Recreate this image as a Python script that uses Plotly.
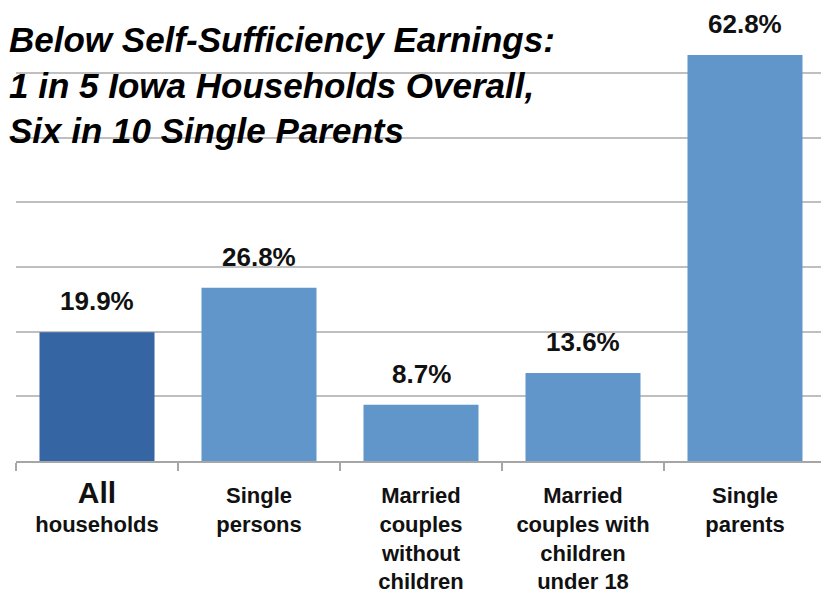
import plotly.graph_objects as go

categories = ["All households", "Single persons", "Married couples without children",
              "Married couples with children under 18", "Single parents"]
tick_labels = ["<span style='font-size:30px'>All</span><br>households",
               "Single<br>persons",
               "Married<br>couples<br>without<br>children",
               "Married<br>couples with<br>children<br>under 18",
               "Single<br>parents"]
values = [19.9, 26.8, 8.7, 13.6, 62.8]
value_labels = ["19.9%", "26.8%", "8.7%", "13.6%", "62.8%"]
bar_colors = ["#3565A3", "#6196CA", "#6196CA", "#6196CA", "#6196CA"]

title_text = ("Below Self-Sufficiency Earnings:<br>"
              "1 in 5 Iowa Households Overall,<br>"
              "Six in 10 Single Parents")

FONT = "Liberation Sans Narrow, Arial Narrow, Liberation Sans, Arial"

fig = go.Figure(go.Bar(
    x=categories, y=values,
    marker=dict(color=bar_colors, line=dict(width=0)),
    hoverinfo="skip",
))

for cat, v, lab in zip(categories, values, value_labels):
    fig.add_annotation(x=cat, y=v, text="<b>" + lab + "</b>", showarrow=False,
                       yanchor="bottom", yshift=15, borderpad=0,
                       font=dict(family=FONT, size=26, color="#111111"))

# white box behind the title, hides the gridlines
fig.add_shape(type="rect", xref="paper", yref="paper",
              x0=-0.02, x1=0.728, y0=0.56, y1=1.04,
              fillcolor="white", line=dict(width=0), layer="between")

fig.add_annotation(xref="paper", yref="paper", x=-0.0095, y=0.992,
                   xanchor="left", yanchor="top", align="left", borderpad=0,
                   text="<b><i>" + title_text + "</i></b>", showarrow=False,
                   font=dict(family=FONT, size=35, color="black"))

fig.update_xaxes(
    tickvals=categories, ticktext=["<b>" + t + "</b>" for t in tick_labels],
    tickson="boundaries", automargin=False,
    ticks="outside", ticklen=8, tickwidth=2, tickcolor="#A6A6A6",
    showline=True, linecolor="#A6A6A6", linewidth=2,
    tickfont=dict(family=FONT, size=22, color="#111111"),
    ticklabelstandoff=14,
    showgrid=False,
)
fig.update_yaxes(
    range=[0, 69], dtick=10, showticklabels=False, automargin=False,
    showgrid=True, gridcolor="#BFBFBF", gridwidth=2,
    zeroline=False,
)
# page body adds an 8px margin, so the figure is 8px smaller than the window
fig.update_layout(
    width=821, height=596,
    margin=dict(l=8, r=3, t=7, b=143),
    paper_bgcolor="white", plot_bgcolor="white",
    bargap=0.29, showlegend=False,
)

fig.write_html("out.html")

----------

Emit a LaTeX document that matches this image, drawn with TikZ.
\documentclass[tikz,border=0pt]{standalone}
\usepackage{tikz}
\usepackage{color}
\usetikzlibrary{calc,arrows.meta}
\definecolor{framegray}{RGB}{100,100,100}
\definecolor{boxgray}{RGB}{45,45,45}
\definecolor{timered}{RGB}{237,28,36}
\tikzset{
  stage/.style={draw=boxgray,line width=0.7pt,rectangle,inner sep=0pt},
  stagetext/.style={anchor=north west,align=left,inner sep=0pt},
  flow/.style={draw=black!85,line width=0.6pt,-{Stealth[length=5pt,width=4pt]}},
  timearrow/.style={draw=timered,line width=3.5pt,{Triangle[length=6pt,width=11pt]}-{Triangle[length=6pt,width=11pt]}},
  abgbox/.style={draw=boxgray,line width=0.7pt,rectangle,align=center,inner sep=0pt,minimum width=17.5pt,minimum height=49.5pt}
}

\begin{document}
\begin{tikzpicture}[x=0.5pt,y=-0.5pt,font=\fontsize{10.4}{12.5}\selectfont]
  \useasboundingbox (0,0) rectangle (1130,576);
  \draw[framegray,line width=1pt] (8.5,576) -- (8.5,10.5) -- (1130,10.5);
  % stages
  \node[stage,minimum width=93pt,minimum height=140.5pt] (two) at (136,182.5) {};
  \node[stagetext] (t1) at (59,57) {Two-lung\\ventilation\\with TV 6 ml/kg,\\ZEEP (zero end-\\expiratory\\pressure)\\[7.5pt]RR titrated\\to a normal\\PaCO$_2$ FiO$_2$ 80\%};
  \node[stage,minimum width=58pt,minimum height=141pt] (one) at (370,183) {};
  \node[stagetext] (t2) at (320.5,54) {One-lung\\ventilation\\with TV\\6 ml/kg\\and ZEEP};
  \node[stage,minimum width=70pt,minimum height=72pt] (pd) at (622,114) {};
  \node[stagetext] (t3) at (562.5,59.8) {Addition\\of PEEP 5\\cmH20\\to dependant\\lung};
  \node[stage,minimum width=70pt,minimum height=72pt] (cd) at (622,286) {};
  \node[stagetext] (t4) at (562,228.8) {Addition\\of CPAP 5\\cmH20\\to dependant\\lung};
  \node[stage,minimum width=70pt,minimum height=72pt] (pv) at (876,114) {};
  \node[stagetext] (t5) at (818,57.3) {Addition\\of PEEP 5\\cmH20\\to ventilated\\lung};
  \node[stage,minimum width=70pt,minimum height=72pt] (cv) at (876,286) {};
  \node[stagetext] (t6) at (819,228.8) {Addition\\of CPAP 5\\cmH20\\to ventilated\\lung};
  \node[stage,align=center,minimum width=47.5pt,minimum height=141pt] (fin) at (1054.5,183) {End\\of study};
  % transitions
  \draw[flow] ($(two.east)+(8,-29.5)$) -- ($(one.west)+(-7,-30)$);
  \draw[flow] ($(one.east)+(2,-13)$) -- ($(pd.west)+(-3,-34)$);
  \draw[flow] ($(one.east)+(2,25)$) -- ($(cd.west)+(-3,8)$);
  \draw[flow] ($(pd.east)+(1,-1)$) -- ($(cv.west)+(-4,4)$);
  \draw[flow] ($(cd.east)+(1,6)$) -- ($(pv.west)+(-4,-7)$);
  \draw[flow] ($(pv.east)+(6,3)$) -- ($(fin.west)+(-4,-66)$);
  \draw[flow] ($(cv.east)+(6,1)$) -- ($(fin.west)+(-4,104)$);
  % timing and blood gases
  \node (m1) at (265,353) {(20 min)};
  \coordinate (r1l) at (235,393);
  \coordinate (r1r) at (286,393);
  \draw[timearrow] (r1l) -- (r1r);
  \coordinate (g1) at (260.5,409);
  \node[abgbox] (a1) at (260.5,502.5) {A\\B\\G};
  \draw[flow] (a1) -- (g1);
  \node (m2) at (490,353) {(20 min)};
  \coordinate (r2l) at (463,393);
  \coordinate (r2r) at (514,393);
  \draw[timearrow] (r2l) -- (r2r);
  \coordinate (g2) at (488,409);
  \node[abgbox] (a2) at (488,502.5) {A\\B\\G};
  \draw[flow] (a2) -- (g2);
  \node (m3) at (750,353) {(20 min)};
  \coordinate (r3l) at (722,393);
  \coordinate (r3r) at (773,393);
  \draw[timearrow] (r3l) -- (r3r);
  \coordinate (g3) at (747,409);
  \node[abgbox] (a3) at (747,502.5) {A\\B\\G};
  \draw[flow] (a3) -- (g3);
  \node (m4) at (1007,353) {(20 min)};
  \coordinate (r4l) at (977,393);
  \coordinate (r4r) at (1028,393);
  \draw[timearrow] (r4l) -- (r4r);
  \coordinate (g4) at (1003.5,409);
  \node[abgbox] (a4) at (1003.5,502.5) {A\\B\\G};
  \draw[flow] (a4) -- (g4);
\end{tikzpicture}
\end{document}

----------

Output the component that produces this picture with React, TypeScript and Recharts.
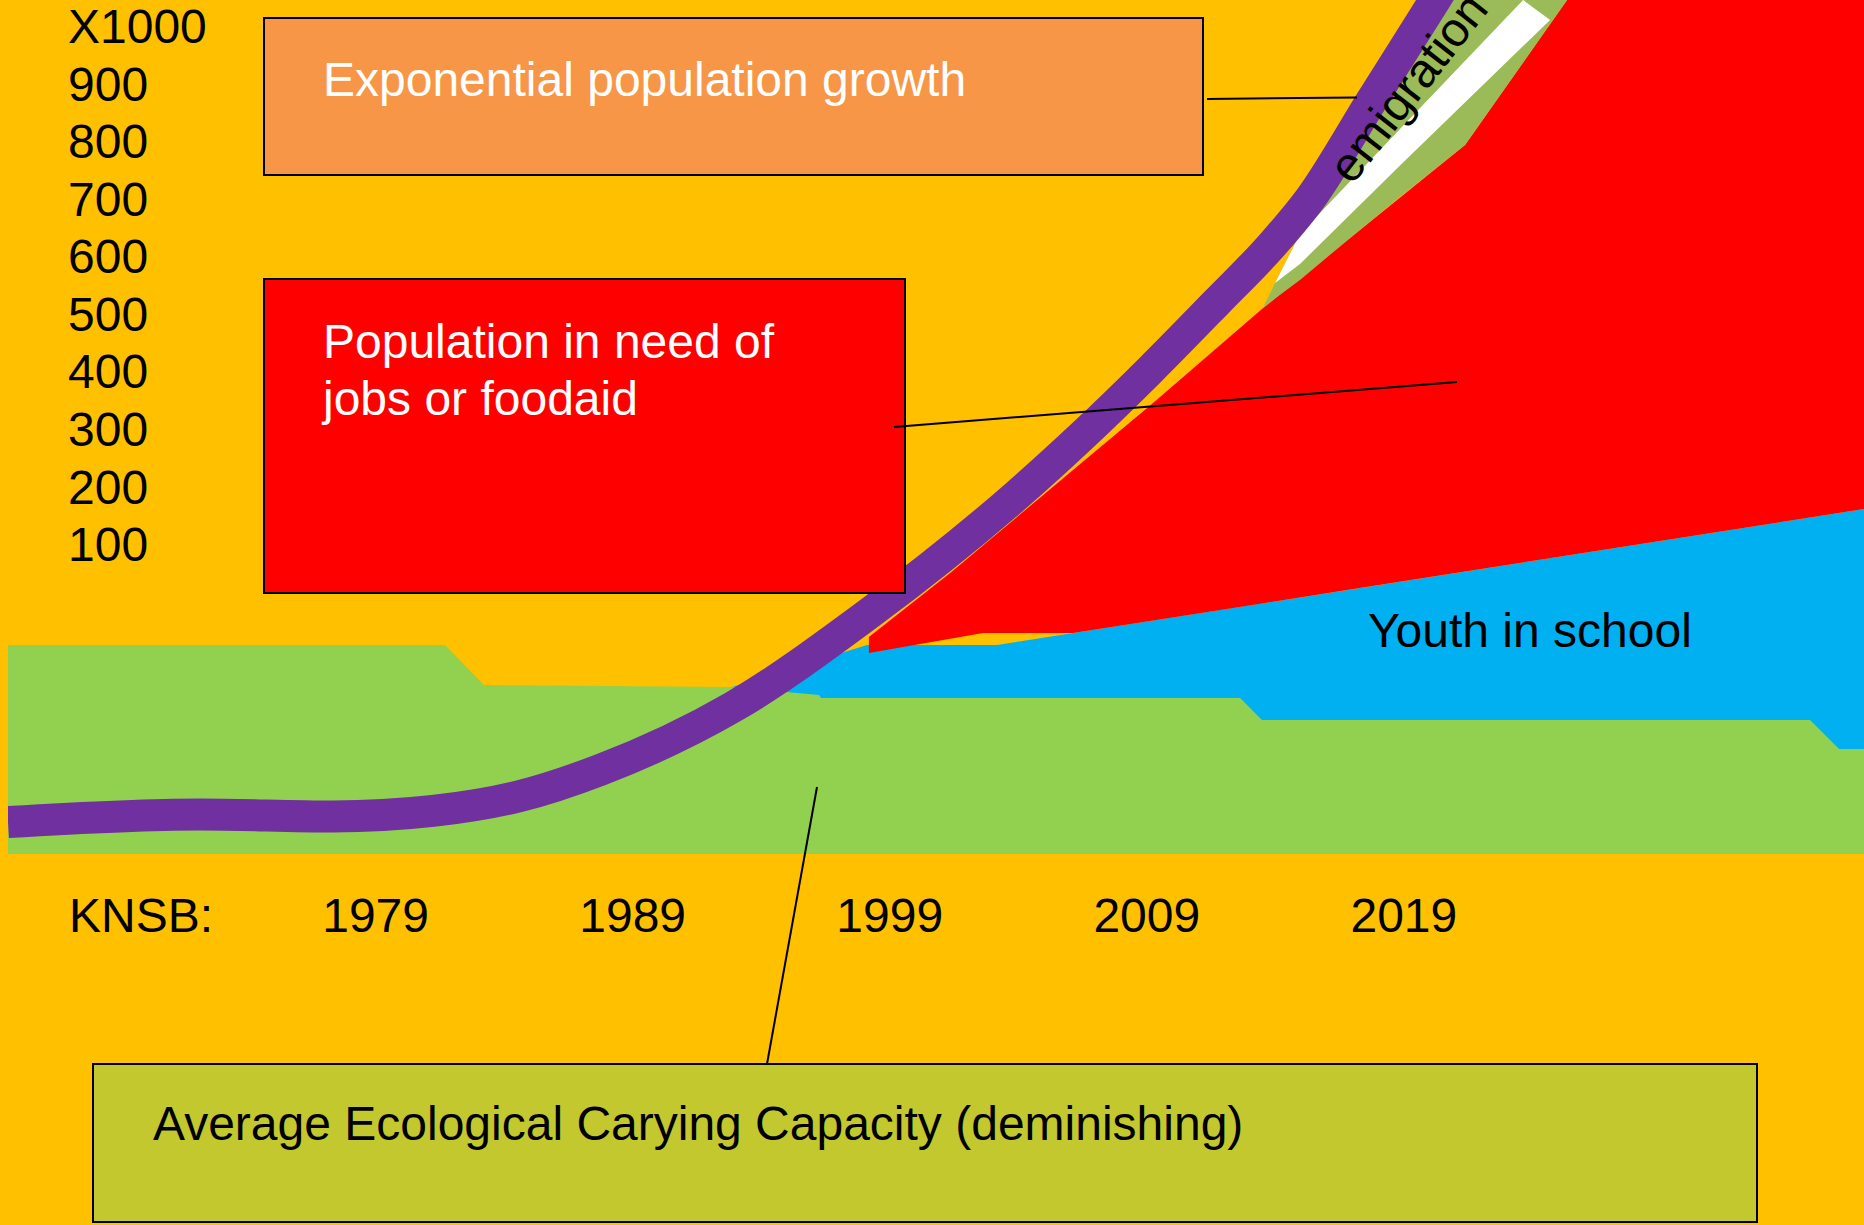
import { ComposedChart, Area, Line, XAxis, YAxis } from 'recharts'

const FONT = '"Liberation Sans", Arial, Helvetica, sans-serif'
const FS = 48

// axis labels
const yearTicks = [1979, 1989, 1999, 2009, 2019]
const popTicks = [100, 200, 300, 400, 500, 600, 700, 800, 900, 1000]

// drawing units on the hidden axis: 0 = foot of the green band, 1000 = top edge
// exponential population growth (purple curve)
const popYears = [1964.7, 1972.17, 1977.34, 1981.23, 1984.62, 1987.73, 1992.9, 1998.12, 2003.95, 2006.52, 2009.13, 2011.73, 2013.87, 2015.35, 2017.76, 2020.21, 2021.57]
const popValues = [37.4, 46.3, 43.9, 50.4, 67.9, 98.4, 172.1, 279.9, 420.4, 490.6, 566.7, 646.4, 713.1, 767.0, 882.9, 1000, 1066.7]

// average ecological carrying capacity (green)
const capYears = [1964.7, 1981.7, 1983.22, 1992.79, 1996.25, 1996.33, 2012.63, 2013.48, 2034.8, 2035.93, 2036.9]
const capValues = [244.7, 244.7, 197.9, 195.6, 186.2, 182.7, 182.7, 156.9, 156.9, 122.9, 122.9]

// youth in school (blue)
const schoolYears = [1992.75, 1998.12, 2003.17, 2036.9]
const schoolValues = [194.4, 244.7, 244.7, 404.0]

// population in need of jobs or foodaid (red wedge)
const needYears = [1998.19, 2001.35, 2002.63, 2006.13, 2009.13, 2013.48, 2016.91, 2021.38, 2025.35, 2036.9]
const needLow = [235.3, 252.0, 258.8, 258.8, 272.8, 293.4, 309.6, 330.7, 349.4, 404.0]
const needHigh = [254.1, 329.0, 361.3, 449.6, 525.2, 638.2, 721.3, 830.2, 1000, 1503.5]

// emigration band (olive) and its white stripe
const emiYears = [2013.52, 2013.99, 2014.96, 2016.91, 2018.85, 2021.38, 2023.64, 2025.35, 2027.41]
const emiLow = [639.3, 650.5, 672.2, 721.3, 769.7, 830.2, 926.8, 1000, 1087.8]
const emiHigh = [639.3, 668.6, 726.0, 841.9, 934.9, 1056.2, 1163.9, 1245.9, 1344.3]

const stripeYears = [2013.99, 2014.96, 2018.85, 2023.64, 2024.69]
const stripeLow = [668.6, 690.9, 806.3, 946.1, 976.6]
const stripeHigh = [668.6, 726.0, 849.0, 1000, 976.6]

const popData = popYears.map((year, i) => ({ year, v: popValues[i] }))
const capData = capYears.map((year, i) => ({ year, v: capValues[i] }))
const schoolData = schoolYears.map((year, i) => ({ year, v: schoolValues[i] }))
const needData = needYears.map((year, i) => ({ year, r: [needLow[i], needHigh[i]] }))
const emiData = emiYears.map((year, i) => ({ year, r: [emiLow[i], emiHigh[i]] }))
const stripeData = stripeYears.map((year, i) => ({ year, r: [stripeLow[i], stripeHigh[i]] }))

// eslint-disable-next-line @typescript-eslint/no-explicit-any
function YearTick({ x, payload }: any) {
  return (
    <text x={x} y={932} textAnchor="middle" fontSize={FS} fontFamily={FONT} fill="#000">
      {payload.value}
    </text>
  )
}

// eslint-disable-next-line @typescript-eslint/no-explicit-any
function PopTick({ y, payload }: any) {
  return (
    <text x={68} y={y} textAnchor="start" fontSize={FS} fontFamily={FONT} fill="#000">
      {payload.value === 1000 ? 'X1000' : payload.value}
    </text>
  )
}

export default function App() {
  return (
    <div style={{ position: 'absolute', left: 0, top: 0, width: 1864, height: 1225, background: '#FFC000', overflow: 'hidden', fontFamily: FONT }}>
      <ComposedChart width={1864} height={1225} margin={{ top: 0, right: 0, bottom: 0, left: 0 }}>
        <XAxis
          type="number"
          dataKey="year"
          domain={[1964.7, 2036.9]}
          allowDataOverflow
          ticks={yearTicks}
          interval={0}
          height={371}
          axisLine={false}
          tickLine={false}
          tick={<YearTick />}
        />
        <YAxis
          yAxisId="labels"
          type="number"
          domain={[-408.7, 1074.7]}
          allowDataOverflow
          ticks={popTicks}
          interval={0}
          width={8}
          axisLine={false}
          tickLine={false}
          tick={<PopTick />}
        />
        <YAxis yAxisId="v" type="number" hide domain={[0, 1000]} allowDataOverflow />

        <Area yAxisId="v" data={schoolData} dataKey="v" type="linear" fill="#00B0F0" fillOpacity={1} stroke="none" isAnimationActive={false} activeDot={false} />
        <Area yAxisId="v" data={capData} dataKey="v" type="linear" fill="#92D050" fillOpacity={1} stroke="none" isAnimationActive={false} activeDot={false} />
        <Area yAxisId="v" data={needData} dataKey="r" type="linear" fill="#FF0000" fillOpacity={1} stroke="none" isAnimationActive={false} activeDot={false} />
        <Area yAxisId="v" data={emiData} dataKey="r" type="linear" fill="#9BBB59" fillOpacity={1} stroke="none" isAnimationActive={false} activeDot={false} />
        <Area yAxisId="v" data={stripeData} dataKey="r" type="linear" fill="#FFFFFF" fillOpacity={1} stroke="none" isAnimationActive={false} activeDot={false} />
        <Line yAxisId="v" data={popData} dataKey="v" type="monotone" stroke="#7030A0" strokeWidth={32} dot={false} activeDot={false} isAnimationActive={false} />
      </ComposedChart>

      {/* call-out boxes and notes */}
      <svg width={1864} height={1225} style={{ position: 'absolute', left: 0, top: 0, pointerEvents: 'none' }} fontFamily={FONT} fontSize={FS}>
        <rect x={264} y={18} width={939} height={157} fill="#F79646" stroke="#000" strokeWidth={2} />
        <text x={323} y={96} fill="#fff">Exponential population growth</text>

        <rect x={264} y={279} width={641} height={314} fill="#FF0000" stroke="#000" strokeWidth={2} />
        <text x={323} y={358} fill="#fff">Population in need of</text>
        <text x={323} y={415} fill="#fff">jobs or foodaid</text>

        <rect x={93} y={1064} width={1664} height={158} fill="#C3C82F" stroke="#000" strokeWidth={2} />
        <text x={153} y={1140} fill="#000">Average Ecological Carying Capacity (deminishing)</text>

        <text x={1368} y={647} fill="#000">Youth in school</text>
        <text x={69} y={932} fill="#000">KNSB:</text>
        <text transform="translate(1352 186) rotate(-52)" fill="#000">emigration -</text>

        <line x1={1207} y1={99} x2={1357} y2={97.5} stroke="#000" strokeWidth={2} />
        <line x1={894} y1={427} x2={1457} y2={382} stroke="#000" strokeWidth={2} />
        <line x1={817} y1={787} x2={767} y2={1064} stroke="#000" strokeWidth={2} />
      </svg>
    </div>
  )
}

----------

▸ **Task to carry out**
In the entries above, identify every line with the word "this". Copy those lines.

▸ **Final result**
Recreate this image as a Python script that uses Plotly.
Emit a LaTeX document that matches this image, drawn with TikZ.
Output the component that produces this picture with React, TypeScript and Recharts.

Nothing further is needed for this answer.